FEAT: Xavier: Share KV cache between VLLM replicas by ChengjieLi28 · Pull Request #2732 · xorbitsai/inference

Xavier: Share KV cache between VLLM replicas

Naming

It is derived from Professor X (Charles Francis Xavier) in the Marvel Comics X-Men series. The project name starts with "X," and like Professor X, who possesses a powerful mind that controls information, this metaphorically refers to the project managing the data scheduling in vllm.

Purpose

In vllm with multiple replicas, some long prompts have a lengthy prefill time. If other replicas have already computed the results, they can be directly transferred and used.

Usage

Simply add the parameter enable_xavier=True when starting the vllm model.

Test

Using this script to generate a long prompt for LLM (about 9k+ prompt token):

from faker import Faker
import pandas as pd


def gen_data(lines: int):
    faker = Faker()
    data = {
        "Name": [faker.name() for _ in range(lines)],
        "Age": [faker.random_int(min=15, max=80) for _ in range(lines)],
        "Occupation": [faker.job() for _ in range(lines)],
        "Country": [faker.country() for _ in range(lines)],
        "Email": [faker.email() for _ in range(lines)],
        "Address": [faker.address() for _ in range(lines)],
        "Phone Number": [faker.phone_number() for _ in range(lines)]
    }
    df = pd.DataFrame(data)
    markdown_table = df.to_markdown(index=False)
    return markdown_table

LONG_PROMPT = "You are a helpful assistant in recognizes the content of tables in markdown format. Here is a table as follows.\n# Table\n" + f"""
{gen_data(100)}
"""
q1 = "Question: What is the name and country of ID 23? Your answer: The name and country of ID 23 are "
q2 = "Question: What is the name and country of ID 96? Your answer: The name and country of ID 96 are "

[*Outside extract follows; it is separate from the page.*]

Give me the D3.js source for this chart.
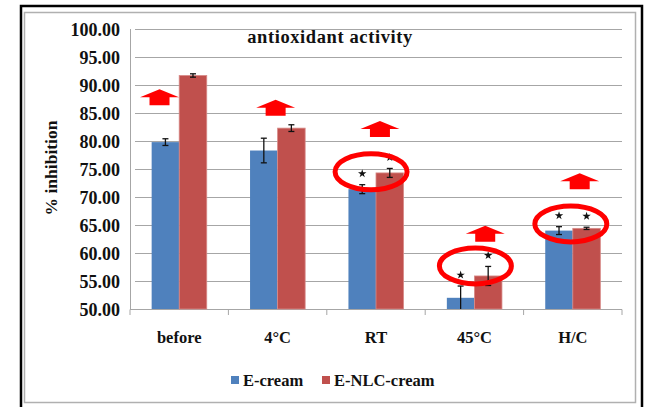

Use LONG_PROMPT+q1 and LONG_PROMPT+q2 as prompts to interact with the model separately for each query.

Test Results:

Env two RTX 3090TI with nvlink
Qwen2.5-instruct 7B with 2 replicas (one replica on one card)

First query (without cache, just calculating) E2E time:
LONG_PROMPT+q1: ~2.96 s
Second query (with transferring) E2E time:
LONG_PROMPT+q2: ~1.33 s

Limitations

Rollback for xinference is not currently supported (it will be supported in the future)
Enabling Xavier means enabling vllm's enable_prefix_caching. The vllm version needs to be >= 0.6.5
Gloo cannot recognize the 0.0.0.0 address, so when starting xinference, you need to use the actual IP address, for example: xinference-local -H 192.168.xx.xx.